- Other names: Necrotic angiodermatitis, hypertensive leg ulcer (HLU)
- Specialty: Dermatology
- Differential diagnosis: Cutaneous vasculitis, pyoderma gangrenosum, calciphylaxis

= Martorell's ulcer =

Leg ulcer associated with hypertension

Martorell's ulcer, also known as hypertensive leg ulcer or necrotic angiodermatitis, is a painful ulceration of the lower leg associated with diastolic arterial hypertension. It was first identified by the Spanish cardiologist Fernando Martorell in 1945, who referred to the ulcers as 'hypertensive ischaemic ulcers'.

It is characterized by single or multiple small homogeneous, symmetrical lesions, most commonly located on the anterolateral aspect of the lower leg. The pain associated with these lesions is often disproportionate to their size.

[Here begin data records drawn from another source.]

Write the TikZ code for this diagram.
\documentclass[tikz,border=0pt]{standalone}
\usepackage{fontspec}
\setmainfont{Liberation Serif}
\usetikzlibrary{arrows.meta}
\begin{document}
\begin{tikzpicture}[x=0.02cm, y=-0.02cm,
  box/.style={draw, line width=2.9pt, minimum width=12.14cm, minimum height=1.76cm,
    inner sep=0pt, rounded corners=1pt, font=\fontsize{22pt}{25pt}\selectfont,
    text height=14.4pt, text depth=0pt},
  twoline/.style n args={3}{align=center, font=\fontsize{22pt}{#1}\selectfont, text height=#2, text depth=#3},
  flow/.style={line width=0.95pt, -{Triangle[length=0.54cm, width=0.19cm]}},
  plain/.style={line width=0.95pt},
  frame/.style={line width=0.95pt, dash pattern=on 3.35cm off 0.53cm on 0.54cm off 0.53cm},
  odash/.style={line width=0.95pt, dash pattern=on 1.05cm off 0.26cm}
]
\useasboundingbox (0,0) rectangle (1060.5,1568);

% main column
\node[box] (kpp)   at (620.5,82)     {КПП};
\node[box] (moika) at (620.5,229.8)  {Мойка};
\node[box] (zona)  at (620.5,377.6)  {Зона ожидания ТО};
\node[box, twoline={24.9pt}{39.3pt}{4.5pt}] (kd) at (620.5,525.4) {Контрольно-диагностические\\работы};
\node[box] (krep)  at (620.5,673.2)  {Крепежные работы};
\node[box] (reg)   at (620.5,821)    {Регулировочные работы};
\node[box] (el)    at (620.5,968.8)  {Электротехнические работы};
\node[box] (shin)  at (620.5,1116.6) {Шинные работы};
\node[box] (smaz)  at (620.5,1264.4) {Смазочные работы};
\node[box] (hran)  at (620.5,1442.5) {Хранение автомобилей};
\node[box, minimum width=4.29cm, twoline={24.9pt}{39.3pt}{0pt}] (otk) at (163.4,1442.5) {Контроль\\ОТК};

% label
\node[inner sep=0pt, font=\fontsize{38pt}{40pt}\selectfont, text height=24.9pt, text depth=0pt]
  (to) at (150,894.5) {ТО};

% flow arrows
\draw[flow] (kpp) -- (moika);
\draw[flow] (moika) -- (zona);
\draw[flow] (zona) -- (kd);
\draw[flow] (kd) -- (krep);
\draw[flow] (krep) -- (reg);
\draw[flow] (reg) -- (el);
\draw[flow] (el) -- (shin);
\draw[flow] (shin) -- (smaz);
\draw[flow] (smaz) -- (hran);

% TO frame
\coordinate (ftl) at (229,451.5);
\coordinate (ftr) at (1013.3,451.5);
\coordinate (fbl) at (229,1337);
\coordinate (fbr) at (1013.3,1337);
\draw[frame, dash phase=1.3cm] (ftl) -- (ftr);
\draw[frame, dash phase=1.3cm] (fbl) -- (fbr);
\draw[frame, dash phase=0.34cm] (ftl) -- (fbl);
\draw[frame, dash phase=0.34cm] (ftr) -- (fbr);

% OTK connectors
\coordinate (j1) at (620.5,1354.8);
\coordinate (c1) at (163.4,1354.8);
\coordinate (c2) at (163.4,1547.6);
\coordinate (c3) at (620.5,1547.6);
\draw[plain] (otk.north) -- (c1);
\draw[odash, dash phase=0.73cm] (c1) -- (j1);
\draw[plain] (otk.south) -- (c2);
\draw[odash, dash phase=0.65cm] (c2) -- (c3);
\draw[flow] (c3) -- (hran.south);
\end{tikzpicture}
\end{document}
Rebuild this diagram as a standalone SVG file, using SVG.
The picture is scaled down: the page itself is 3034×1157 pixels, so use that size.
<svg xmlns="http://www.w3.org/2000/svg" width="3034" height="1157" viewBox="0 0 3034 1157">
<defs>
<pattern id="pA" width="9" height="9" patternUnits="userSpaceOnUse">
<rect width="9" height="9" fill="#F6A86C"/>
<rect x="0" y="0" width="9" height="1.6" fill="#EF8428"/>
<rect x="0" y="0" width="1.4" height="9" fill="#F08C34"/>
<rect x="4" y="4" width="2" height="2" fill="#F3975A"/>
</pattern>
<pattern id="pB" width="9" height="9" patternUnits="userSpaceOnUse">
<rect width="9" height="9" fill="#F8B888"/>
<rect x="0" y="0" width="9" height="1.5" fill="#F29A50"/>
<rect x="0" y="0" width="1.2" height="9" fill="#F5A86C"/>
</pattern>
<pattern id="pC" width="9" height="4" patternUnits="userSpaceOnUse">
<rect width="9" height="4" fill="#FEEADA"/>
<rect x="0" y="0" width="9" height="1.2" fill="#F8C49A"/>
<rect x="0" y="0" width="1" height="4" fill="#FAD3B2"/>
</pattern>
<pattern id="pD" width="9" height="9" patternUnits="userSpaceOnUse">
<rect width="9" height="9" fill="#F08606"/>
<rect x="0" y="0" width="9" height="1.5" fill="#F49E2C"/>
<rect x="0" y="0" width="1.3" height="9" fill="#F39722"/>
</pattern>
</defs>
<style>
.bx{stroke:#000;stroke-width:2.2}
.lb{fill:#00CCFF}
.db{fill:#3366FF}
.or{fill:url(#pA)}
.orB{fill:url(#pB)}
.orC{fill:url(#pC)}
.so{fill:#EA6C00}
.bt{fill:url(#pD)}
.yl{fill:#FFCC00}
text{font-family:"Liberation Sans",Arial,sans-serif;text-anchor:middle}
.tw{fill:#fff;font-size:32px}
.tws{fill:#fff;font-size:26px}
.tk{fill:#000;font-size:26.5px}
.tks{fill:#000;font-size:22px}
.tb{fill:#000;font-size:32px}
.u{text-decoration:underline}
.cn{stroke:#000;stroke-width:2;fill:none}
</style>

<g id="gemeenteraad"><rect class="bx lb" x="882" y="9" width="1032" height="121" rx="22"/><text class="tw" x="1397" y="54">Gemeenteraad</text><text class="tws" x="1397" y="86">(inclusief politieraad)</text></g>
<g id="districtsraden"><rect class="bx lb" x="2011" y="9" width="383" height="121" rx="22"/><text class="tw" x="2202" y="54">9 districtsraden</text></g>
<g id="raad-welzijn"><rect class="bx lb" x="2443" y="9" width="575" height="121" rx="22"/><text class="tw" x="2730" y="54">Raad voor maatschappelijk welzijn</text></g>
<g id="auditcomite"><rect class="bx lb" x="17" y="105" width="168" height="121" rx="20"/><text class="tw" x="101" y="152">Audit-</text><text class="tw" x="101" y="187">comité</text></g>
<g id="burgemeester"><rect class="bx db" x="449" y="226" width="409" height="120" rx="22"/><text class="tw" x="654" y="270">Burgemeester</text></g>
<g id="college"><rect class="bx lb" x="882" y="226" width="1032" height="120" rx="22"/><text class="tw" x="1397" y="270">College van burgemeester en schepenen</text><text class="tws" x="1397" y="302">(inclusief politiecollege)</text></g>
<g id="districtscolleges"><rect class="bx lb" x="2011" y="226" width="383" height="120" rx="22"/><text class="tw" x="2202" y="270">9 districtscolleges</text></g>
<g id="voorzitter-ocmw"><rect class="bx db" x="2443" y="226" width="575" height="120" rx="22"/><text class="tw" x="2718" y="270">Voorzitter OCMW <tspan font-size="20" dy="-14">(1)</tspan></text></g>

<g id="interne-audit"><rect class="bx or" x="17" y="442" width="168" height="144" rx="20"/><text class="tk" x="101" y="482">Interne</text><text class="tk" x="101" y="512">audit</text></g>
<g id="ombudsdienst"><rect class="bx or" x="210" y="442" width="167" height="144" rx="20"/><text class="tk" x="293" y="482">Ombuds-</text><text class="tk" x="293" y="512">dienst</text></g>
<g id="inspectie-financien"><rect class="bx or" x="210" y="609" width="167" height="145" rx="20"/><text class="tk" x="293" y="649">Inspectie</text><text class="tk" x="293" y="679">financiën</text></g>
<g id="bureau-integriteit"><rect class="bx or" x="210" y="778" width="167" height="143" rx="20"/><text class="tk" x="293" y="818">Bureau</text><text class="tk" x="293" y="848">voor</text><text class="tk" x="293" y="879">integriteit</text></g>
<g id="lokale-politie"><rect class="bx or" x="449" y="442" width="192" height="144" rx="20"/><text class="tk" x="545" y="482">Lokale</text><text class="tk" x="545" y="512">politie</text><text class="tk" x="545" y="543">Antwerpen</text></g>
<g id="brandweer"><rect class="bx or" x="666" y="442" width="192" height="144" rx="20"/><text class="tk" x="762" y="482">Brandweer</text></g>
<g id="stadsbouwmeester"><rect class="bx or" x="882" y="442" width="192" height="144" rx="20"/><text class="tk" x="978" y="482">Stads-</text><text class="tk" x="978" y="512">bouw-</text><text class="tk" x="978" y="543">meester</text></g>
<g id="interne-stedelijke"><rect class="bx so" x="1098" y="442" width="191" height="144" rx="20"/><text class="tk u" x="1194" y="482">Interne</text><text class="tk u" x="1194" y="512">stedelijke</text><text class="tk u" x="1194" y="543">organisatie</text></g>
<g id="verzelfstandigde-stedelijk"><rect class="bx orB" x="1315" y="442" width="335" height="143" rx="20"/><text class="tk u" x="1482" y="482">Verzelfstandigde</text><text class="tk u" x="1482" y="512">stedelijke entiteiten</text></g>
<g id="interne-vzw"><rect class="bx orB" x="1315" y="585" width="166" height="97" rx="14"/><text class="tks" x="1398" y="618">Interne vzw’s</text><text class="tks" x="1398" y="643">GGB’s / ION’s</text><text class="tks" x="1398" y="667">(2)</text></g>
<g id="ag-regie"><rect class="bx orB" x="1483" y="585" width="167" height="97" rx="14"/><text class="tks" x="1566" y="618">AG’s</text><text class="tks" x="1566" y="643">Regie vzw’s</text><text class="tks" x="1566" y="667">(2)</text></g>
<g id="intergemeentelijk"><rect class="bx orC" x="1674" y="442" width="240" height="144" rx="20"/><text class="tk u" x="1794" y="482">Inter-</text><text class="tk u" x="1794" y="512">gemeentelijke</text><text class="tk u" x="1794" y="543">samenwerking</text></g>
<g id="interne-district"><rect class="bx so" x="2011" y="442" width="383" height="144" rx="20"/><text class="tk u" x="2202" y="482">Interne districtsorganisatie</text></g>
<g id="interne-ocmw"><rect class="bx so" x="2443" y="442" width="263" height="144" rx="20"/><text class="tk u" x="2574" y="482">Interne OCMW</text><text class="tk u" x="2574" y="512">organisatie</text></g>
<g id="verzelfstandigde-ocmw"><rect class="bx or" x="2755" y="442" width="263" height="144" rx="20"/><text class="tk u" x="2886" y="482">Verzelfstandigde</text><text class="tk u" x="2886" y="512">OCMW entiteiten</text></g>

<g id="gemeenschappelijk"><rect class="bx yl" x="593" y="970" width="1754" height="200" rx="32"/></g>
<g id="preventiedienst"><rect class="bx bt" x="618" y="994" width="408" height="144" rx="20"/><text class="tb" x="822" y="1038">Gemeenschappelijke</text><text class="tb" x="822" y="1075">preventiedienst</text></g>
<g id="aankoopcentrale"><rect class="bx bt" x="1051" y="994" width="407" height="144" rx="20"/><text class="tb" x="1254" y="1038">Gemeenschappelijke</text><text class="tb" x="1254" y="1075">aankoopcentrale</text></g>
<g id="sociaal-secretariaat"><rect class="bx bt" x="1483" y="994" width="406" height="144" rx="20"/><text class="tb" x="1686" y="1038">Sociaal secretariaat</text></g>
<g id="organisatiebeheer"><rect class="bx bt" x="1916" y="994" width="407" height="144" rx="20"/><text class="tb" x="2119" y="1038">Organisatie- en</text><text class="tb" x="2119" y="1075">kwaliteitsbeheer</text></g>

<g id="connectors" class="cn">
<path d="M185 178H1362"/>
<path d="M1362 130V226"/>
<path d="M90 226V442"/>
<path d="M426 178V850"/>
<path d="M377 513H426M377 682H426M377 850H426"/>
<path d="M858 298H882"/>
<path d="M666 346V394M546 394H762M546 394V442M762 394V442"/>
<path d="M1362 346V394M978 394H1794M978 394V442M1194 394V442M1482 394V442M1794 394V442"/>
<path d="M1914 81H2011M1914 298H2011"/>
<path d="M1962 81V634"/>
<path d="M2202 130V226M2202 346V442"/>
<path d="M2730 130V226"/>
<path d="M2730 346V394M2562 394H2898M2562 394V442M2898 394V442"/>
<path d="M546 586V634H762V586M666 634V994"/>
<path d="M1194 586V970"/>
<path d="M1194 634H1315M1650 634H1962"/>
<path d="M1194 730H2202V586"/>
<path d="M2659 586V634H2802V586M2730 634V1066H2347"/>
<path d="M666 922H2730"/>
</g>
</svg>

The syndrome occurs predominantly in middle-aged women with poorly controlled hypertension in the form of skin ulcers on the anterolateral aspect of the lower legs. The lesions initially appear as small, painful blisters, which may or may not be associated with trauma. The pathophysiology of the Martorell ulcer is assumed to be related to hypertension-induced arteriole changes in the dermis. The pain is often disproportionate, and the symptoms are not relieved by rest or elevation.